Ia adalah korban kasus pelanggaran Hak Asasi Manusia tahun 1965. Ia seorang wartawan Suluh Indonesia Muda yang dituduh memiliki hubungan dekat dengan Soekarno maupun terlibat Gerwani alias komunis. Ia dipenjara dan disiksa selama 11 tahun agar mengakui keterlibatannya. Padahal ia hanya lah seorang penulis seperti saya. Seorang penulis yang memiliki kesempatan untuk dekat dan mewawancari presiden. Namun ternyata kesempatan dan bakatnya membuat dirinya bernasib buruk. Harus melewati hidup berpindah-pindah, kehilangan suaminya yang dieksekusi, ditangkap, disiksa, dipenjara belasan tahun hanya karena menulis. Nasibnya jauh dari nasib saya yang masih disini, masih hidup tenang dalam kemewahan yang saya sebut “kebebasan berekspresi.” Dan saya - yang sangat beruntung ini - telah melewati kesempatan untuk berada di sisinya, menjadi temannya. Tak hanya sebagai pendengar, namun juga sebagai pemberi konfirmasi bahwa ia tidak sendiri dan ia tidak salah. Saya melewati kesempatan itu dan saya tidak akan pernah memaafkan diri saya sendiri.

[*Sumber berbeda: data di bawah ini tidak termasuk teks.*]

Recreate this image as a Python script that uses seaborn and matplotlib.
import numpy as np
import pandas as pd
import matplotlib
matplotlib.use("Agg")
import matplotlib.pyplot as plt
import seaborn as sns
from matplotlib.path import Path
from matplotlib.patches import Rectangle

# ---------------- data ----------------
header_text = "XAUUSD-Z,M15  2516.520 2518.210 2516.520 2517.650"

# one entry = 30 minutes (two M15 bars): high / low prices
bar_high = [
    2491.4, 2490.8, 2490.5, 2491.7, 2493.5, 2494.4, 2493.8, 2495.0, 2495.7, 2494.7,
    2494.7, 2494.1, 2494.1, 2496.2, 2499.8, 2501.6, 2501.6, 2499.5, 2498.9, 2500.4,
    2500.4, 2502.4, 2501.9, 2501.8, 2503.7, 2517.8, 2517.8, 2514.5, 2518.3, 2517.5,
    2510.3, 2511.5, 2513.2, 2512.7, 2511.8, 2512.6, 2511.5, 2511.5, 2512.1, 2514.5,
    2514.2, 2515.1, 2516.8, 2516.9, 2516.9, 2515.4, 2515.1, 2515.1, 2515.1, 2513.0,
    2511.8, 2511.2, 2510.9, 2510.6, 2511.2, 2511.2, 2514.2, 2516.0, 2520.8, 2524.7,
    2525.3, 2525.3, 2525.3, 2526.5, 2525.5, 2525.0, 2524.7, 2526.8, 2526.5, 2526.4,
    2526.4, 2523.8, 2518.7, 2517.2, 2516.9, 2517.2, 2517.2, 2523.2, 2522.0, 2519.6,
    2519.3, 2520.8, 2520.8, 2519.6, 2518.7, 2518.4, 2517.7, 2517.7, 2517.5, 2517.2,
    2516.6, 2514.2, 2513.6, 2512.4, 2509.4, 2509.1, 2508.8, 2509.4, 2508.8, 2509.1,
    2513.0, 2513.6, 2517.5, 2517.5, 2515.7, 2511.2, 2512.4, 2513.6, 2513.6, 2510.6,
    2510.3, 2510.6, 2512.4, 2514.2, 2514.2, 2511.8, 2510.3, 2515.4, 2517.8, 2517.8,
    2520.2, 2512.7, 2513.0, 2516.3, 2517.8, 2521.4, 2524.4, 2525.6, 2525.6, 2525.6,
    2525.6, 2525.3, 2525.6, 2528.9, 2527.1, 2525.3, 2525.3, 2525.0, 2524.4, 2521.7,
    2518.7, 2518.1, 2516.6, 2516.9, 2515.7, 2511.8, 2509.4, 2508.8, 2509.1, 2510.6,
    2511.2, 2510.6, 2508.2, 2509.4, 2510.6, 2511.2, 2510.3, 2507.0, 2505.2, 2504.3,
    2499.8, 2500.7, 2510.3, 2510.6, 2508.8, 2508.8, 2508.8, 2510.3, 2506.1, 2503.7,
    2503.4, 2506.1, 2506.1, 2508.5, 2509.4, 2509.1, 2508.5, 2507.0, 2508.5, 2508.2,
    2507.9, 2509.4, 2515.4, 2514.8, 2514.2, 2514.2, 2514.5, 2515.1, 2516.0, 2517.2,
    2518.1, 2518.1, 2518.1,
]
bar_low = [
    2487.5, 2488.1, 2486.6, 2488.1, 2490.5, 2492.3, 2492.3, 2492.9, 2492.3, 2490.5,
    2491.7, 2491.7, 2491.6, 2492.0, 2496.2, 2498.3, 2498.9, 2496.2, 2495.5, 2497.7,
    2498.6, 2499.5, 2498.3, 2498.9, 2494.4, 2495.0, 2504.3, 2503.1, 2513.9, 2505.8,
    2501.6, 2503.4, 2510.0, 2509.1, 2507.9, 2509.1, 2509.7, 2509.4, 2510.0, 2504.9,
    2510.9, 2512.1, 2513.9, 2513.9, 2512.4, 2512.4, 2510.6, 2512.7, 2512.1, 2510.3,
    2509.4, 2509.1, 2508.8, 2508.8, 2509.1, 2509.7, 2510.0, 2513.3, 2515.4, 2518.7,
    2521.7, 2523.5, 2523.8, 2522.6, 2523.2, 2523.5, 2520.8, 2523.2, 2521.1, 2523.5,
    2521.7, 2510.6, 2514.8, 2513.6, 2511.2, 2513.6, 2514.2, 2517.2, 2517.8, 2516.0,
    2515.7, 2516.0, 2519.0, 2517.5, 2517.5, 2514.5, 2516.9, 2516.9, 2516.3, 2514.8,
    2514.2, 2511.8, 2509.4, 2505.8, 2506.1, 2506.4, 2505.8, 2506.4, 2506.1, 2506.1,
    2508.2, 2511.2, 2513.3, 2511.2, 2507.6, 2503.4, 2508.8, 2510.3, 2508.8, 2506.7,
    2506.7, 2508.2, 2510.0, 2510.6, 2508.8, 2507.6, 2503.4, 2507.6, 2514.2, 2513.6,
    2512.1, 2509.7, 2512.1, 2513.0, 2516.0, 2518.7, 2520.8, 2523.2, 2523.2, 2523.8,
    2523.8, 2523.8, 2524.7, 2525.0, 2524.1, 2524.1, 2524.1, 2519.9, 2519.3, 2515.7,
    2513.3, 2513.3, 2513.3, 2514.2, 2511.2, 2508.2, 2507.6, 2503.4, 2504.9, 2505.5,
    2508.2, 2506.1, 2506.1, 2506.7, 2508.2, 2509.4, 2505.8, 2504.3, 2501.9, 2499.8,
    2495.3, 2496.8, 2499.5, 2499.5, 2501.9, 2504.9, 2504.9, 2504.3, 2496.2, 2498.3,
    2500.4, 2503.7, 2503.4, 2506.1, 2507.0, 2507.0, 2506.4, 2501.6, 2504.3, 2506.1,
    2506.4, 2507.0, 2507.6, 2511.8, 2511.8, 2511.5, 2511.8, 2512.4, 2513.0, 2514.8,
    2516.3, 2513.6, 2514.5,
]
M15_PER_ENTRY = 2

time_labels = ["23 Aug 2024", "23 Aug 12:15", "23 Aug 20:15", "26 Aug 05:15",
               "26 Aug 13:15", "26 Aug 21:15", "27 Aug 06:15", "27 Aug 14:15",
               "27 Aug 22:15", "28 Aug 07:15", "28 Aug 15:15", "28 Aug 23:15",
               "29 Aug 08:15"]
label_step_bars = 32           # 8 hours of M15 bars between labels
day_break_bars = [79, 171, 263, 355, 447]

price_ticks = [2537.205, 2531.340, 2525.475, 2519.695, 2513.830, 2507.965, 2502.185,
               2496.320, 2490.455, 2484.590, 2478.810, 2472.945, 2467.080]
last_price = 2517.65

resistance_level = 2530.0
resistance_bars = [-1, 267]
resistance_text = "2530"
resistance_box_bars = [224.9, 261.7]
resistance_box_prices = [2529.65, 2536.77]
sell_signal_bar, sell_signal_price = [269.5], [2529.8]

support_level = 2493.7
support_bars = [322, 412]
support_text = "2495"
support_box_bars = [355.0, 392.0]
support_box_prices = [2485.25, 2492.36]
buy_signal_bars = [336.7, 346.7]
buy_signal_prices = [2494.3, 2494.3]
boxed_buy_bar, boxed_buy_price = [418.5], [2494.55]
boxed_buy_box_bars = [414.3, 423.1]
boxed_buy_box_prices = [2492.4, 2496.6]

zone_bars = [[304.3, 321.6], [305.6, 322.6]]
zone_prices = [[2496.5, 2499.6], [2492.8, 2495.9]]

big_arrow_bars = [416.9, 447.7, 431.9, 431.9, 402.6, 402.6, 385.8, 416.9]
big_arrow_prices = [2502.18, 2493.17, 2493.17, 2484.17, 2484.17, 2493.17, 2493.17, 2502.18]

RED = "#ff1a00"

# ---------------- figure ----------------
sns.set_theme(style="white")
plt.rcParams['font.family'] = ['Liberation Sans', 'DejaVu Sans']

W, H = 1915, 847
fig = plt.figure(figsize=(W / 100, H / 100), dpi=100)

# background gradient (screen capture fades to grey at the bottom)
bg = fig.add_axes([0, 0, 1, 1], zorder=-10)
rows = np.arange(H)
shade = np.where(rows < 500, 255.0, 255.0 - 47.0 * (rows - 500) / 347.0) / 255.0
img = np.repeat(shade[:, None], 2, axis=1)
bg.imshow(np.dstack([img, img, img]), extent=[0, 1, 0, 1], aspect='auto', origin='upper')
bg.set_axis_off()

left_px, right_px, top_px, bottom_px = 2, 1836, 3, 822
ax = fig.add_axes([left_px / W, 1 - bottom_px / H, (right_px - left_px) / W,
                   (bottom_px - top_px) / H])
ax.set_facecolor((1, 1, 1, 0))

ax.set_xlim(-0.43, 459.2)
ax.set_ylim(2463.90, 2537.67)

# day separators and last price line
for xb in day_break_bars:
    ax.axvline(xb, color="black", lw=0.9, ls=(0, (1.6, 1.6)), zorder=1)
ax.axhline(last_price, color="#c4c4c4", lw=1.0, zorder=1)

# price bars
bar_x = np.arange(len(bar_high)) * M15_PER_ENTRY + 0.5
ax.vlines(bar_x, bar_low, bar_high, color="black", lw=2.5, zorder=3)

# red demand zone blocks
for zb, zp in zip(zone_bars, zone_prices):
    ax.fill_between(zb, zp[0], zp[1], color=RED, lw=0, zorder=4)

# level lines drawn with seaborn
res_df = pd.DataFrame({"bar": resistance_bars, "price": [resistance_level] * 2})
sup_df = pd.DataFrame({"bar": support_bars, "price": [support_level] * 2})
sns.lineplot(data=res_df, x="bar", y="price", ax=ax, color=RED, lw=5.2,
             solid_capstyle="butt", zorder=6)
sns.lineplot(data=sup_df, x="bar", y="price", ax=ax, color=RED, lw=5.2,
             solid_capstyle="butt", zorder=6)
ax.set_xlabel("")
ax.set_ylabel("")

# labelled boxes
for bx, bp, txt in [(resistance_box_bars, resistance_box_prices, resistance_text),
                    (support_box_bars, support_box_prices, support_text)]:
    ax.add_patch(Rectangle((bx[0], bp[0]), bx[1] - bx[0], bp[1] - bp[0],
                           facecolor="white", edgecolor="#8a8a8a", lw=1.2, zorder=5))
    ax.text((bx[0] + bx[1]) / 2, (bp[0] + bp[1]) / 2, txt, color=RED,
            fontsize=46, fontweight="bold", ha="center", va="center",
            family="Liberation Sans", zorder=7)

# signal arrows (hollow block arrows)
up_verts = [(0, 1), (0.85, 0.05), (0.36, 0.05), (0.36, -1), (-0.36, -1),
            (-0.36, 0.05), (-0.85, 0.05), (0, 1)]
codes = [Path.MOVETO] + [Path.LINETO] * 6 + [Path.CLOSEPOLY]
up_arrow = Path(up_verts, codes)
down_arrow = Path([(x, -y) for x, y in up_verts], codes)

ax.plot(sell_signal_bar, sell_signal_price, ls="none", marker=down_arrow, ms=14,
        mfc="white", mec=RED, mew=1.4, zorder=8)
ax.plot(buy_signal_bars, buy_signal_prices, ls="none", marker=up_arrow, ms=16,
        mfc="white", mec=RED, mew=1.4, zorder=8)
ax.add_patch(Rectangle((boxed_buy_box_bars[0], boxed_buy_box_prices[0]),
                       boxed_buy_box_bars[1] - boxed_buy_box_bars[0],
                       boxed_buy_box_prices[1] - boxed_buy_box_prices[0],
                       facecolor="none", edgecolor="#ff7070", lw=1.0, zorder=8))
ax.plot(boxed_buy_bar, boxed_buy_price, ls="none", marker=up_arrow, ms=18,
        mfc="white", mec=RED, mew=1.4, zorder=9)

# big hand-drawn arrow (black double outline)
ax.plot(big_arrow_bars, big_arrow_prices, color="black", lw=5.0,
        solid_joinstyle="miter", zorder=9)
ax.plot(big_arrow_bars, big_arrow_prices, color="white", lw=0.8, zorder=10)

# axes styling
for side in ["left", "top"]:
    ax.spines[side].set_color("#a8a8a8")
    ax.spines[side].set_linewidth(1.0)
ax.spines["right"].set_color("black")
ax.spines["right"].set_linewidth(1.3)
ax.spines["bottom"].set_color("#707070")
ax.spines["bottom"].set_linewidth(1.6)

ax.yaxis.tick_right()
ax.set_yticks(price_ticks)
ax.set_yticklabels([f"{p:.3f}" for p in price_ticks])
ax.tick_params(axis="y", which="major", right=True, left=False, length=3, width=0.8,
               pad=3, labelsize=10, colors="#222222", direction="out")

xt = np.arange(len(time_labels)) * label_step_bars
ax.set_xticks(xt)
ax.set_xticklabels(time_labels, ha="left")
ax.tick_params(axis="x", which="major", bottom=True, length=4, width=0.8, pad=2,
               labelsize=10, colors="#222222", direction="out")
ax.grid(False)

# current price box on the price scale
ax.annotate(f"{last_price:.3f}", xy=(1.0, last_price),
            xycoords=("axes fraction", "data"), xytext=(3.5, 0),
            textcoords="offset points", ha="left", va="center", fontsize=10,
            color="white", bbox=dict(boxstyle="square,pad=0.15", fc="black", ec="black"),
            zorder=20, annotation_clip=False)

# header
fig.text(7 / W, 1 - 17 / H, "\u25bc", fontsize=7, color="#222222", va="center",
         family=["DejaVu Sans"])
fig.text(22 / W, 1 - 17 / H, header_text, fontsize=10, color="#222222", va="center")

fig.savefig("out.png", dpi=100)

Namanya Sri Sulistyawati, biasa dipanggil Eyang Sri. Hari ini Eyang Sri meninggal di usia 78 tahun. Bertahun-tahun ia berjuang mendapatkan keadilan, namun di hari ia meninggal pun ia belum juga mendapatkannya. Namun saya pun yakin Eyang Sri meninggal dengan tenang karena ia sudah berjuang. Apapun masalahnya, apapun hasilnya, jika kita sudah berusaha dan berjuang kita tidak akan menyesal. Dalam sebuah wawancara dengan CNN ia pernah berkata, “Saya tak bersalah, jadi saya tak kapok berorganinasi.” Paling tidak ia tahu ia tak bersalah dan paling tidak ia hidup dalam keberanian tanpa penyesalan. Dan itu membuat saya sedikit lega. Rest in peace, Eyang Sri. Saya berjanji akan menulis tentangmu lagi.

                                                                            ***

I regret it. I want to go back to that day, on the International Women's Day. When I called the hospital and received the good news that she was well, she just returned to the nursing home where she lived. I should have rushed to her nursing home, near my office. I should have come to her, hug her, hold her hand while listening to her story, understand her struggle, learn from her courage, and in the end write and spread her story. I should have come to her as a solidarity between women, between writers. But I am such a fool who always thought there’s always a tomorrow. So today - the day that I called ”tomorrow" - came. Today she passed away.

She is a victim of  human rights violations in 1965. She is a journalist of the Suluh Indonesia Muda who was accused of having close relations with President Sukarno and involved Gerwani or communist. She was jailed and tortured for 11 years to “confess” her involvement in 1965 tragedy. Although she was just a writer like me. A writer who has the opportunity meet and interview the president. But turned out the opportunity and her talent are a bad luck for her. She must go through a sedentary life, losing her husband who was executed, she was arrested, tortured, jailed for years just because of her writing. Her fate is far from mine, who is still here, still living in luxury I called “freedom of expression. “And I - this very lucky one - has passed the chance to be by her side, to be her friend. Not only to listen and understand her, but also to give her a confirmation that she is not alone and she did nothing wrong. I passed that opportunity and I will never forgive myself.

Her name is Sri Sulistyawati, we called her Eyang (Grandma) Sri. Today Eyang Sri died at the age of 78 years old. For years she fought for justice and even on the day she died she had not got it. But I am sure Eyang Sri died peacefully because she has tried, she stood up for herself. Whatever the case, whatever the outcome, if we have tried and fought for it, we will not regret it. In an interview with CNN she once said, "I did nothing wrong, so I am not afraid to be active in organizations again.“ At least she knows she did nothing wrong and at least she lives in courage without regret. And it made me a little relieved. Rest in peace, Eyang Sri. I promise to write about you again.